513!

A casa de Cunha pôs abaixo a decisão do Senado, que iria valorizar o voto do povo

Otávio Sitônio Pinto

Um detalhe positivo e simpático do jogo das seleções de futebol do Brasil X Estados Unidos, de terça-feira, foi o de que ninguém roubou a bola. Disputou-se e se recuperou a bola perdida, mas ninguém roubou a pelota – como se dizia antigamente, nos tempos de Garrincha, Pelé e Zagalo. Mas no período pós-glorioso do futebol brasileiro surgiu essa expressão infeliz: roubou a bola, bola roubada. E davam ênfase na vil expressão, apologética ao crime.

Djalma e Newton Santos, Bellini, De Sordi, Brito, nunca roubaram bola. Os locutores modernos é que inventaram esse vício e atribuíram-no aos jogadores. Mas o volante Dunga, primeiro homem da defesa, jamais roubou bola de ninguém: desarmava os atacantes, e esticava a bola para os pontas-de-lança brasileiros. Na transmissão do jogo de terça, os locutores também não roubaram o balão de couro. Será que foi porque foi fora de casa?

O futebol é o acontecimento que mais emociona o povo brasileiro. Seus craques são ídolos do povo, os semideuses da nossa gente. Se a eles imputam o comportamento de ladrões, qualquer do povo poderá fazer a mesma coisa. Vai ver que a pandemia de ladroagem que assola o País de Ponte Preta tem como uma de suas vertentes o roubo de bola propalado pelo speaker da TV. Em cima do fenômeno do futebol, a magia eletrônica da TV, os dois dizendo aos brasileiros que o roubo do objeto mais icônico do arsenal nacional é admirável, próprio dos heróis “roubou a bola”!

Na verdade, os heróis brasileiros são esquecidos de sua gente. Tiradentes, Zumbi dos Palmares, Frei Caneca, Carlos Marighela, Carlos Prestes, foram substituídos no caritó popular por facínoras como Virgulino e seus cangaceiros. Os bandoleiros das caatingas nordestinas são tidos e havidos como a nossa versão dos guerrilheiros de Sierra Maestra. Mas não há nenhuma semelhança entre os dois gêneros. É uma irresponsabilidade dos que fazem a televisão brasileira tamanha apologia ao crime: “roubou a bola!”

Há políticos muito caroáveis a esse tipo de influência. Só deputados federais são 513. Bem mais que os 81 senadores.

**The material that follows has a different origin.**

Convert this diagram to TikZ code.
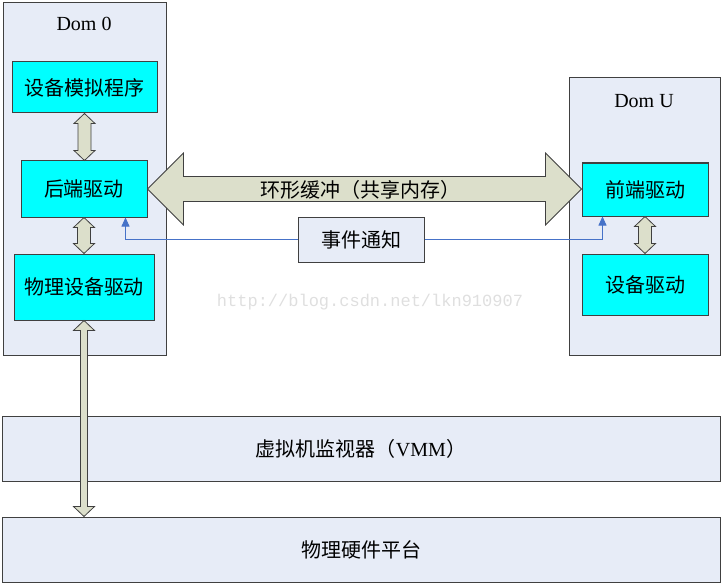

Na última quinta-feira, dia 10, os federais desaprovaram o que os senadores tinham feito: a proibição das pessoas jurídicas bancarem as campanhas políticas no país de Calabar. Feito admirável esse dos senadores, mas a Câmara mandou pelo cano grosso do saneamento. Agora, as eleições correm o sério risco de voltarem a ser financiadas pelo poder econômico.

Há muito tempo se sabe que as eleições brasileiras são um agente inflacionário: se gasta tanto, se compra tanto voto (o eleitor vende seu voto a mais de um candidato), que sobra dinheiro na praça e as mercadorias sobem de preço. Um político experiente dos cariris de Princesa (já morreu, não quero nominá-lo) costumava dizer que “voto é a mercadoria que mais quebra”. Com isso quis dizer que houve eleitor que o enganou: recebeu e não votou.

Com a aprovação da lei proibitória do financiamento das campanhas pelo Senado, cheguei a pensar e a dizer que havia surgido uma luz no túnel do Brasil. Mas a alegria durou pouco. A casa de Cunha pôs abaixo a decisão do Senado, que iria valorizar o voto do povo, imunizando-o contra o poder econômico. Mas nem tudo está perdido: ainda resta o veto da presidente Dilma, ela que vem enfrentando a conspiração de um golpe organizada e escancarada. O machismo golpista não suporta ver o Brasil governado por essa mulher, que além de mulher é guerrilheira, e mora sozinha em palácio.

São os que pensam que política e futebol são coisas de homem. Não jogo nenhum dos dois, mas gosto de ver, pela televisão, aquelas pernas torneadas correndo pra lá e cá, fazendo gols, sem roubar a bola. Ou discursando para a plateia dos homens, matando no peito e mandando pra rede.

*Jornalista, escritor, poeta, ensaísta, publicitário e membro do Instituto Histórico e Geográfico Paraibano, da Academia Paraibana de Letras e da Academia de Letras e Artes do Nordeste.